It seems that this semester I have a surprisingly large number of students who are absent a lot for anxiety issues. I think I don't quite get it, don't quite really understand how difficult their level of anxiety is. I just want to say, "get your rear in gear and get to class." But I don't, because I think their issues are way more difficult than I comprehend.
I admit I've sort of lost track of how often their absences are self-reported anxiety. And how often they're absent without saying anything to me about it.
I have a fairly strict absence policy in my syllabus. Three unexcused (like official excuses) are okay, and then starting with number four there's a grade penalty. But I can't figure out how to handle the anxious students when I think they're probably anxious even if they don't email to tell me that.

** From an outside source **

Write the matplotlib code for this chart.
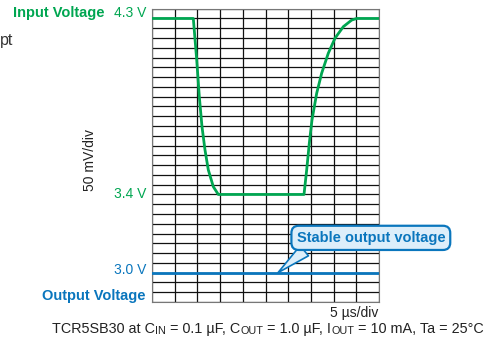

And what about the other student who've missed classes? How do I handle them?
And the "I don't feel good" students who miss more than three? I'm not going to tell students they feel good; how could I? But I'm also not especially sympathetic about hangovers.
And then there's the depression problem. One student told me they were depressed because it was nearing the anniversary of the death of a loved one. I can see that might make things difficult. But I really don't know what to do if the person's absent a bunch.
We have presentations around here to help us understand when students have mental health problems, and to try to convince us to be sympathetic and helpful. But they never really get to what would actually be helpful. (One of the folks who came to talk to us suggested that it would be a radical new idea to give students a couple of days when they could not come to class if they weren't feeling well; but the three unexcused absences thing is something people were doing back in the bronze age when I was a student. So not really new or radical.)
I'm no counselor, but I do try to convince students to make an appointment. And when they tell me nothing's open for three or four weeks? What do I do?
I need to have a better sense of when what a student needs is to be told to get their rear in gear and when they need something else.
And I wonder how they're going to manage with a job? I can't imagine my employer would be especially sympathetic if I suddenly started taking days and days off because I'm not feeling well or am anxious. I'd run out of sick leave and then? (My colleagues are amazingly good at stepping up and filling in for folks who are ill or have family responsibilities. But I think patience would run thin for anxiety or depression problems.)